Of course, Barr is ultimately in charge of both the OLC and the Criminal Division of the FBI. Since he himself is implicated in the allegations, he should have been required to recuse in any evaluation of the complaint by his agency.
Congress will likely seek to find out what role he played in either the OLC decision or the decision not to investigate, why Barr did not recuse and if he played any other role in the allegations laid out in the complaint. Congress may also choose to call the head of the OLC, Steven Engel, to explain his reasoning, and in particular why issues regarding handling of classified information would not fall under the jurisdiction of the DNI.

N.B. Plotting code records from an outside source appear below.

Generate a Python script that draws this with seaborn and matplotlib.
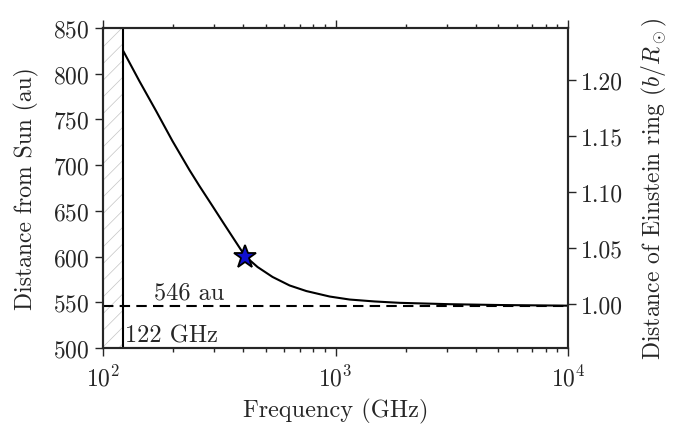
import matplotlib
matplotlib.use("Agg")
import matplotlib.pyplot as plt
import seaborn as sns
import pandas as pd

# values
freq_ghz = [122, 143.3, 169.2, 198.9, 235.3, 259.8, 295.6, 327.4, 367.8,
            408, 461.8, 535.9, 634.4, 748.5, 943.3, 1150, 1473, 1888,
            3100, 5090, 10000]
dist_au = [825.2, 792, 759.2, 726.4, 694.7, 677.2, 655.3, 637.8, 618.1,
           600.6, 588.6, 577.7, 568.4, 562.3, 556.3, 553, 550.9, 549.4,
           547.9, 547, 546.3]
star_freq = [408]
star_dist = [600]
cutoff_ghz = 122
focal_au = 546
left_ticks = [500, 550, 600, 650, 700, 750, 800, 850]
right_ticks = [1.00, 1.05, 1.10, 1.15, 1.20]

sns.set_style("ticks")
plt.rcParams['font.family'] = ['cmr10', 'DejaVu Serif']
plt.rcParams['mathtext.fontset'] = 'cm'
plt.rcParams['axes.formatter.use_mathtext'] = True
plt.rcParams['axes.unicode_minus'] = False
plt.rcParams['hatch.linewidth'] = 0.5

df = pd.DataFrame({'freq': freq_ghz, 'dist': dist_au})

fig = plt.figure(figsize=(6.79, 4.39), dpi=100)
ax = fig.add_axes([0.1517, 0.205, 0.685, 0.729])

# forbidden band below cutoff
ax.axvspan(100, cutoff_ghz, facecolor='none', edgecolor='#c4c4c4',
           hatch='//', linewidth=0)
ax.axvline(cutoff_ghz, color='black', lw=1.5)
ax.axhline(focal_au, color='black', lw=1.5, dashes=(5, 3))

sns.lineplot(data=df, x='freq', y='dist', ax=ax, color='black', lw=1.5)
ax.plot(star_freq, star_dist, marker='*', ms=17, mfc='#1010d0',
        mec='black', mew=1.3, ls='none', zorder=5)

ax.text(165, 549, '546 au', fontsize=17.5, va='bottom', ha='left')
ax.text(124.5, 502, '122 GHz', fontsize=17.5, va='bottom', ha='left')

ax.set_xscale('log')
ax.set_xlim(100, 1e4)
ax.set_ylim(500, 850)
ax.set_yticks(left_ticks)
ax.set_xlabel('Frequency (GHz)', fontsize=17.5, labelpad=6)
ax.set_ylabel('Distance from Sun (au)', fontsize=17, labelpad=10)
ax.tick_params(which='both', direction='out', top=True, right=False,
               labelsize=17, width=1)
ax.tick_params(which='major', length=6)
ax.tick_params(which='minor', length=3)
ax.tick_params(axis='x', which='major', pad=6)
for s in ax.spines.values():
    s.set_linewidth(1.5)
    s.set_visible(True)

ax2 = ax.twinx()
ax2.set_ylim(0.961, 1.2464)
ax2.set_yticks(right_ticks)
ax2.set_yticklabels([f"{t:.2f}" for t in right_ticks])
ax2.set_ylabel(r'Distance of Einstein ring $(b/R_\odot)$', fontsize=17,
               labelpad=12)
ax2.tick_params(axis='y', direction='out', length=6, width=1, labelsize=17)
for s in ax2.spines.values():
    s.set_linewidth(1.5)

fig.savefig('out.png', dpi=100)
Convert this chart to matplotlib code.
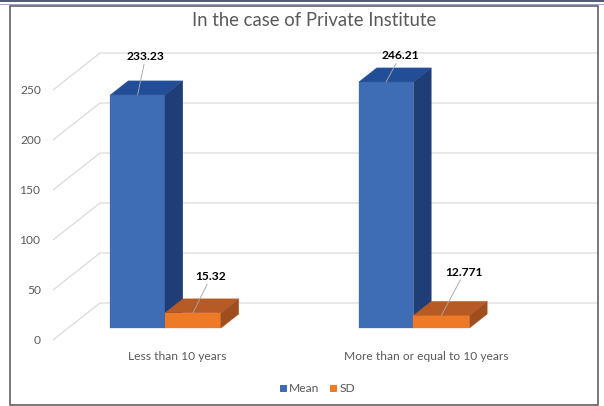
import matplotlib
matplotlib.use("Agg")
import matplotlib.pyplot as plt
from matplotlib.patches import Polygon, Rectangle
from matplotlib.lines import Line2D

# ---- data -------------------------------------------------------------
categories = ["Less than 10 years", "More than or equal to 10 years"]
series_names = ["Mean", "SD"]
mean_values = [233.23, 246.21]
sd_values = [15.32, 12.771]
y_ticks = [0, 50, 100, 150, 200, 250]
title = "In the case of Private Institute"

# ---- styling ----------------------------------------------------------
plt.rcParams["font.family"] = ["Lato", "DejaVu Sans"]
TEXT = "#595959"
GRID = "#D9D9D9"
LEADER = "#A6A6A6"
face_colors = {
    "Mean": ("#3F6DB5", "#214E97", "#1F3D77"),   # front, top, side
    "SD": ("#EE7A28", "#B65A26", "#A04E1E"),
}
bar_layout = {"Mean": (-0.33, 0.22), "SD": (-0.11, 0.225)}  # left offset, width
BAR_DEPTH = (0.32, 0.70)          # fraction of the floor depth occupied by bars
DEPTH_PX = (47, 37)               # oblique projection of the full depth, pixels
label_offsets = {                 # data label offsets (pixels) from bar top
    "Mean": [(8, 38), (14, 26)],
    "SD": [(18, 36), (23, 43)],
}

DPI = 72
W, H = 604, 406
fig = plt.figure(figsize=(W / DPI, H / DPI), dpi=DPI)
fig.patch.set_facecolor("white")

# the axes box is the front edge of the floor / left wall
ax = fig.add_axes([53 / W, (H - 340) / H, 497 / W, 250 / H])
ax.set_xlim(-0.5, 1.5)
ax.set_ylim(0, 250)
ax.axis("off")

x_per_px = (ax.get_xlim()[1] - ax.get_xlim()[0]) / 497
y_per_px = (ax.get_ylim()[1] - ax.get_ylim()[0]) / 250
DX = DEPTH_PX[0] * x_per_px
DY = DEPTH_PX[1] * y_per_px


def pt(x, y, d):
    """Project a point at depth d (0 = front, 1 = back wall)."""
    return (x + d * DX, y + d * DY)


# gridlines: diagonal on the left wall, then across the back wall
xmin, xmax = ax.get_xlim()
for v in y_ticks:
    p0, p1, p2 = pt(xmin, v, 0), pt(xmin, v, 1), pt(xmax, v, 1)
    ax.plot([p0[0], p1[0], p2[0]], [p0[1], p1[1], p2[1]], color=GRID, lw=1.2,
            clip_on=False, zorder=0, solid_capstyle="butt")
    ax.annotate(str(v), xy=(xmin, v), xytext=(-12, 0), textcoords="offset points",
                ha="right", va="center", fontsize=12, color=TEXT,
                annotation_clip=False)

# bars
d0, d1 = BAR_DEPTH
series_values = {"Mean": mean_values, "SD": sd_values}
for i, cat in enumerate(categories):
    for name in series_names:
        v = series_values[name][i]
        off, w = bar_layout[name]
        x0, x1 = i + off, i + off + w
        front, top, side = face_colors[name]
        polys = [
            ([pt(x0, 0, d0), pt(x1, 0, d0), pt(x1, v, d0), pt(x0, v, d0)], front),
            ([pt(x0, v, d0), pt(x1, v, d0), pt(x1, v, d1), pt(x0, v, d1)], top),
            ([pt(x1, 0, d0), pt(x1, 0, d1), pt(x1, v, d1), pt(x1, v, d0)], side),
        ]
        for verts, col in polys:
            ax.add_patch(Polygon(verts, closed=True, facecolor=col, edgecolor=col,
                                 lw=0.3, clip_on=False, zorder=2))
        # data label with leader line
        anchor = pt((x0 + x1) / 2, v, d0)
        dx, dy = label_offsets[name][i]
        ax.annotate(str(v), xy=anchor, xytext=(dx, dy), textcoords="offset points",
                    ha="center", va="center", fontsize=12, fontweight="bold",
                    color="black", zorder=5, annotation_clip=False,
                    arrowprops=dict(arrowstyle="-", color=LEADER, lw=0.9,
                                    shrinkA=0, shrinkB=0))

    ax.annotate(cat, xy=(i, 0), xytext=(0, -17), textcoords="offset points",
                ha="center", va="center", fontsize=12, color=TEXT,
                annotation_clip=False)

# legend
handles = [Line2D([], [], marker="s", linestyle="none", markersize=6.5,
                  markerfacecolor=face_colors[n][0], markeredgecolor=face_colors[n][0])
           for n in series_names]
leg = fig.legend(handles, series_names, loc="center",
                 bbox_to_anchor=(317 / W, 1 - 389 / H), ncol=2, frameon=False,
                 fontsize=12, handlelength=0.6, handletextpad=0.2,
                 columnspacing=0.9, borderaxespad=0)
for t in leg.get_texts():
    t.set_color(TEXT)

# title
fig.text(314 / W, 1 - 20 / H, title, ha="center", va="center",
         fontsize=18.5, color=TEXT)

# chart frame and page rule
fig.add_artist(Rectangle((10 / W, 1 - 405 / H), 588 / W, 399 / H,
                         transform=fig.transFigure, fill=False,
                         edgecolor="#5A5A5A", lw=1.6))
fig.add_artist(Line2D([0, 1], [1 - 1.2 / H, 1 - 1.2 / H], transform=fig.transFigure,
                      color="#263066", lw=1.6))
fig.add_artist(Line2D([0, 1], [1 - 3.6 / H, 1 - 3.6 / H], transform=fig.transFigure,
                      color="#8A8FA8", lw=0.8))

fig.savefig("out.png", dpi=DPI)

5) Rudy Giuliani, international man of mystery
Perhaps the most perplexing part of the whistleblower's complaint is the role of Rudy Giuliani, Trump's personal attorney. According to the complaint, Giuliani reached out privately to several advisers to the Ukrainian President as, based on accounts of US officials, "direct" follow-up to Trump's requests in his July 25 phone call. Notably, these meetings are substantiated by public statements Giuliani made on TV and in news interviews. In addition, footnote 9 of the complaint states that Giuliani claimed to be working on gathering information to provide to the Justice Department as part of its official investigation into to "origins" of the Russia probe, which is currently being handled by Connecticut US Attorney John Durham, and who is also reportedly looking into Ukraine's role in the 2016 election interference. (It should be noted here that the intelligence community has unanimously concluded that Russia was behind said interference.)
Congress will no doubt want to hear directly from Giuliani about his role in all of these efforts. Giuliani has already indicated that he may invoke attorney-client privilege to refrain from testifying (because he is acting in a private, rather than official capacity, executive privilege would not apply). But this may be an uphill battle.
The crime-fraud exception states that the attorney-client privilege cannot be used as a shield for potentially illegal activity. The Supreme Court's decision in U.S. v. Nixon did not allow the President to use executive privilege to shield potentially illegal conduct in a criminal proceeding. This precedent would likely apply as strongly in the case of a private attorney-client privilege.
Even beyond that, the privilege only covers communications between Giuliani and Trump himself: Communications between Giuliani and officials either in the State Department or Justice Department would not be covered. Congress will want to find out: How closely was Giuliani working with US government officials who were aware that he was tasked with carrying out Trump's potentially illegal requests?
Given the sheer number of characters and plot lines emerging in the whistleblower saga, the American public may have a difficult time keeping up. But the only thing they have to remember is the most important question in any scandal: Who knew what, and when did they know it?
Note: This op-ed has been updated to correct the classification level of the rough transcript.